Para já, no entanto, a verdade é que, como referi de entrada, o Brexit parece um problema sem uma boa solução, ao ponto de o mais estável dos sistemas políticos da Europa, o britânico, estar a ser sacudido até aos seus alicerces, o que também é tema da The Economist que chega esta sexta-feira às bancas. No seu editorial The fragmentation of the big parties reconhece-se que “The mass resignations also underline how far Brexit now trumps party loyalties. The Leave-Remain divide identifies voters and mps more than the old left-right one does. The threat of more resignations will strengthen the hand of Brexit moderates who have not left. The threat of more resignations will strengthen the hand of Brexit moderates who have not left.
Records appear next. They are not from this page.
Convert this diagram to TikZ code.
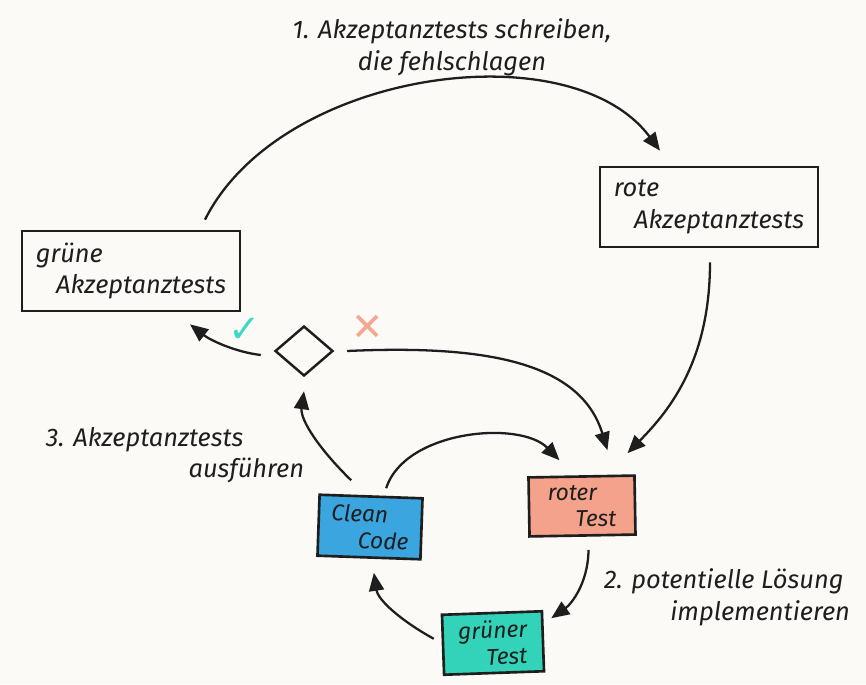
\documentclass[tikz,border=0pt]{standalone}
\usepackage{fontspec}
\setmainfont{Fira Sans}
\newfontfamily\symfont{DejaVu Sans}
\usetikzlibrary{shapes.geometric,arrows.meta,calc}
\definecolor{bgc}{HTML}{FCFAF7}
\definecolor{salmon}{HTML}{F4A28C}
\definecolor{cleanblue}{HTML}{3AA5DE}
\definecolor{tealgreen}{HTML}{33D3BA}
\definecolor{checkc}{HTML}{3DD8C8}
\definecolor{crossc}{HTML}{F6A792}
\definecolor{ink}{HTML}{1E1E1E}
\tikzset{
  hand/.style={font=\fontsize{14.5}{18}\selectfont\itshape, text=ink},
  bigbox/.style={draw=ink, line width=1.5pt, minimum width=4.36cm, minimum height=1.6cm, align=left, hand},
  smallbox/.style={draw=ink, line width=1.5pt, minimum width=2.12cm, minimum height=1.18cm, align=left, font=\fontsize{13}{15}\selectfont\itshape, text=ink},
  decision/.style={draw=ink, line width=1.4pt, diamond, minimum width=1.16cm, minimum height=1.0cm, inner sep=0pt},
  arr/.style={draw=ink, line width=1.3pt, -{Triangle[length=3.6mm,width=3mm]}},
  lbl/.style={hand, align=left}
}
\begin{document}
\begin{tikzpicture}[x=0.02cm, y=-0.02cm]
\fill[bgc] (0,0) rectangle (866,684);
\useasboundingbox (0,0) rectangle (866,684);

% nodes
\node[bigbox] (ra) at (709,207) {rote\\\hspace{0.8em}Akzeptanztests};
\node[bigbox] (ga) at (131,271) {grüne\\\hspace{0.8em}Akzeptanztests};
\node[decision] (dec) at (304,351) {};
\node[smallbox, fill=salmon, rotate=1] (rt) at (582,506) {roter\\\hspace{1.2em}Test};
\node[smallbox, fill=cleanblue, rotate=-2, minimum width=2.06cm, minimum height=1.22cm] (cc) at (370,527) {Clean\\\hspace{1.2em}Code};
\node[smallbox, fill=tealgreen, rotate=2, minimum width=2.0cm, minimum height=1.2cm] (gt) at (493,643) {grüner\\\hspace{1.2em}Test};

% labels
\node[lbl, align=center] (t1) at (452,47) {1. Akzeptanztests schreiben,\\die fehlschlagen};
\node[lbl] (t3) at (175,455) {3. Akzeptanztests\\\hspace{5.6em}ausführen};
\node[lbl] (t2) at (727,597) {2. potentielle Lösung\\\hspace{2.6em}implementieren};
\node[text=checkc, font=\symfont\fontsize{22}{22}\selectfont\bfseries] (ok) at (245,330) {✓};
\node[text=crossc, font=\symfont\fontsize{22}{22}\selectfont\bfseries] (no) at (368,328) {✕};

% connectors
\draw[arr] ([xshift=1.48cm,yshift=0.2cm]ga.north) .. controls (280,70) and (570,30) .. ([xshift=-0.98cm,yshift=0.3cm]ra.north);
\draw[arr] ([xshift=0.02cm,yshift=-0.28cm]ra.south) .. controls (710,360) and (670,410) .. ([xshift=0.92cm,yshift=0.44cm]rt.north);
\draw[arr] ([xshift=0.26cm]dec.east) .. controls (480,345) and (580,360) .. ([xshift=0.52cm,yshift=0.5cm]rt.north);
\draw[arr] ([xshift=-0.26cm,yshift=-0.08cm]dec.west) .. controls (235,352) and (210,340) .. ([xshift=1.18cm,yshift=-0.24cm]ga.south);
\draw[arr] ([xshift=-0.4cm,yshift=0.3cm]cc.north) .. controls (320,450) and (300,420) .. ([yshift=-0.28cm]dec.south);
\draw[arr] ([xshift=0.3cm,yshift=0.14cm]cc.north) .. controls (405,430) and (520,420) .. ([xshift=-0.44cm,yshift=0.3cm]rt.north);
\draw[arr] ([xshift=0.12cm,yshift=-0.26cm]rt.south) .. controls (588,585) and (570,605) .. ([xshift=0.14cm,yshift=0.46cm]gt.east);
\draw[arr] ([xshift=-0.16cm,yshift=0.12cm]gt.west) .. controls (400,620) and (378,600) .. ([xshift=0.1cm,yshift=-0.28cm]cc.south);
\end{tikzpicture}
\end{document}
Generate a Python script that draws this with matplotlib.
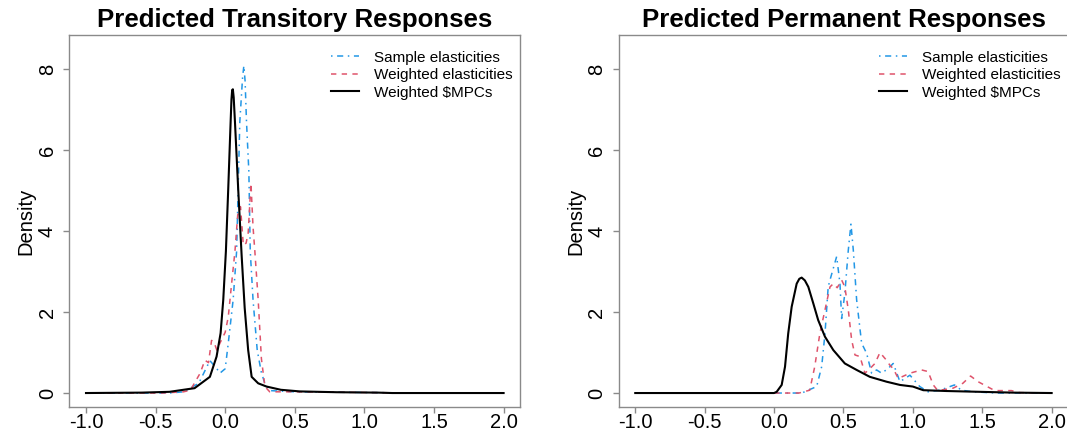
import matplotlib
matplotlib.use("Agg")
import matplotlib.pyplot as plt

plt.rcParams['font.family'] = ['Liberation Sans', 'DejaVu Sans']

# density estimates, transitory responses
tr_sample_x = [-1.0, -0.4, -0.3, -0.19, -0.11, -0.06, -0.038, 0.0, 0.022, 0.057, 0.082,
               0.105, 0.125, 0.134, 0.143, 0.153, 0.17, 0.18, 0.2, 0.23, 0.26, 0.285,
               0.32, 0.5, 0.8, 1.1, 1.3, 2.0]
tr_sample_y = [0.0, 0.0, 0.03, 0.24, 0.8, 0.6, 0.49, 0.6, 1.23, 2.3, 3.5,
               6.7, 7.8, 8.08, 7.7, 6.7, 5.46, 3.5, 2.3, 1.06, 0.5, 0.24,
               0.06, 0.03, 0.02, 0.01, 0.0, 0.0]

tr_weighted_x = [-1.0, -0.45, -0.3, -0.25, -0.18, -0.146, -0.12, -0.098, -0.08, -0.06,
                 -0.038, 0.0, 0.022, 0.046, 0.07, 0.09, 0.11, 0.13, 0.15, 0.165,
                 0.185, 0.2, 0.213, 0.237, 0.26, 0.285, 0.32, 0.5, 0.8, 1.1, 1.3, 2.0]
tr_weighted_y = [0.0, 0.0, 0.03, 0.07, 0.49, 0.81, 0.75, 1.3, 1.25, 1.06,
                 1.23, 1.5, 1.88, 2.7, 3.5, 4.4, 4.6, 3.65, 3.7, 3.95,
                 5.18, 4.1, 3.5, 2.3, 0.85, 0.16, 0.03, 0.03, 0.02, 0.01, 0.0, 0.0]

tr_mpc_x = [-1.0, -0.6, -0.4, -0.22, -0.11, -0.062, -0.033, -0.014, 0.005, 0.022,
            0.039, 0.045, 0.05, 0.055, 0.061, 0.07, 0.093, 0.118, 0.14, 0.165, 0.19,
            0.237, 0.297, 0.4, 0.536, 0.8, 1.1, 1.2, 2.0]
tr_mpc_y = [0.0, 0.01, 0.03, 0.12, 0.4, 0.9, 1.48, 2.3, 3.5, 5.06,
            6.7, 7.25, 7.48, 7.5, 7.3, 6.7, 5.06, 3.4, 2.1, 1.06, 0.4,
            0.24, 0.16, 0.08, 0.04, 0.02, 0.01, 0.0, 0.0]

# density estimates, permanent responses
pm_sample_x = [-1.0, 0.2, 0.22, 0.307, 0.343, 0.367, 0.39, 0.403, 0.451, 0.475,
               0.487, 0.51, 0.535, 0.554, 0.571, 0.595, 0.631, 0.667, 0.703, 0.739,
               0.775, 0.82, 0.859, 0.907, 0.979, 1.05, 1.11, 1.195, 1.3, 1.35,
               1.435, 1.6, 2.0]
pm_sample_y = [0.0, 0.0, 0.03, 0.16, 0.65, 1.47, 2.62, 2.79, 3.37, 2.7,
               1.84, 2.46, 3.53, 4.17, 3.53, 2.3, 1.23, 0.98, 0.49, 0.57,
               0.49, 0.6, 0.73, 0.28, 0.44, 0.16, 0.03, 0.07, 0.2, 0.07,
               0.03, 0.0, 0.0]

pm_weighted_x = [-1.0, 0.18, 0.257, 0.293, 0.33, 0.37, 0.403, 0.427, 0.455, 0.487,
                 0.51, 0.535, 0.559, 0.583, 0.619, 0.655, 0.69, 0.727, 0.763, 0.81,
                 0.834, 0.859, 0.895, 0.979, 1.063, 1.11, 1.147, 1.18, 1.29, 1.36,
                 1.416, 1.47, 1.53, 1.59, 1.71, 1.77, 2.0]
pm_weighted_y = [0.0, 0.0, 0.07, 0.65, 1.47, 2.1, 2.62, 2.7, 2.6, 2.79,
                 2.62, 2.05, 1.31, 0.94, 0.9, 0.49, 0.6, 0.73, 1.0, 0.81,
                 0.69, 0.6, 0.36, 0.49, 0.57, 0.53, 0.2, 0.06, 0.12, 0.24,
                 0.42, 0.28, 0.17, 0.06, 0.06, 0.01, 0.0]

pm_mpc_x = [-1.0, 0.0, 0.019, 0.055, 0.079, 0.102, 0.127, 0.163, 0.182, 0.199,
            0.222, 0.247, 0.283, 0.318, 0.367, 0.427, 0.51, 0.595, 0.69, 0.81,
            0.907, 1.0, 1.075, 1.24, 1.48, 1.72, 2.0]
pm_mpc_y = [0.0, 0.0, 0.03, 0.2, 0.65, 1.47, 2.13, 2.7, 2.82, 2.85,
            2.78, 2.62, 2.21, 1.8, 1.39, 1.06, 0.73, 0.57, 0.4, 0.28,
            0.2, 0.16, 0.07, 0.05, 0.03, 0.01, 0.0]

titles = ["Predicted Transitory Responses", "Predicted Permanent Responses"]
labels = ["Sample elasticities", "Weighted elasticities", "Weighted $MPCs"]
xticks = [-1.0, -0.5, 0.0, 0.5, 1.0, 1.5, 2.0]
yticks = [0, 2, 4, 6, 8]

panels = [
    [(tr_sample_x, tr_sample_y), (tr_weighted_x, tr_weighted_y), (tr_mpc_x, tr_mpc_y)],
    [(pm_sample_x, pm_sample_y), (pm_weighted_x, pm_weighted_y), (pm_mpc_x, pm_mpc_y)],
]

styles = [
    dict(color="#2297E6", lw=1.1, dashes=(1, 3, 4, 3)),
    dict(color="#DF536B", lw=1.1, dashes=(3.5, 3.5)),
    dict(color="black", lw=1.5),
]

W, H = 1067, 433
fig = plt.figure(figsize=(W / 100, H / 100), dpi=100)
axes = [fig.add_axes([69.3 / W, 26.2 / H, 451 / W, 371.8 / H]),
        fig.add_axes([618.6 / W, 26.2 / H, 449.7 / W, 371.8 / H])]

axis_grey = "#8a8a8a"
for ax, title, series in zip(axes, titles, panels):
    for (x, y), st, lab in zip(series, styles, labels):
        ax.plot(x, y, label=lab, **st)
    ax.set_xlim(-1.12, 2.12)
    ax.set_ylim(-0.34, 8.84)
    ax.set_xticks(xticks)
    ax.set_xticklabels([f"{t:.1f}" for t in xticks])
    ax.set_yticks(yticks)
    ax.set_yticklabels([str(t) for t in yticks], rotation=90, va="center")
    ax.tick_params(axis="both", labelsize=14.5, length=4, width=1, color=axis_grey)
    ax.tick_params(axis="x", pad=0.5)
    ax.tick_params(axis="y", pad=5)
    for sp in ax.spines.values():
        sp.set_color(axis_grey)
        sp.set_linewidth(1)
    ax.set_ylabel("Density", fontsize=14.5, labelpad=1.5)
    ax.set_title(title, fontsize=18.6, fontweight="bold", pad=6)
    ax.legend(loc="upper right", bbox_to_anchor=(1.0, 0.978), frameon=False,
              fontsize=11, handlelength=1.85, handletextpad=0.98,
              labelspacing=0.22, borderaxespad=0.3, borderpad=0.2)

fig.savefig("out.png", dpi=100)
Mr Corbyn will be under pressure to show that the option of a second referendum, which is popular in his party, is genuine and not a meaningless ploy, as some suspect. To pacify rebellious Conservatives, including some in her cabinet, Theresa May, the prime minister, will be under renewed pressure to promise she will not leave the European Union on March 29th without a deal. The hardest question is whether this week’s resignations will lead to a realignment.” E mesmo que esse realinhamento possa levar ao aparecimento de um novo partido centrista e uma nova configuração do sistema político, dificilmente isso ocorrerá até 29 de Março, ou mesmo uns meses depois se a União aceitar um adiamento da data de saída do Reino Unido.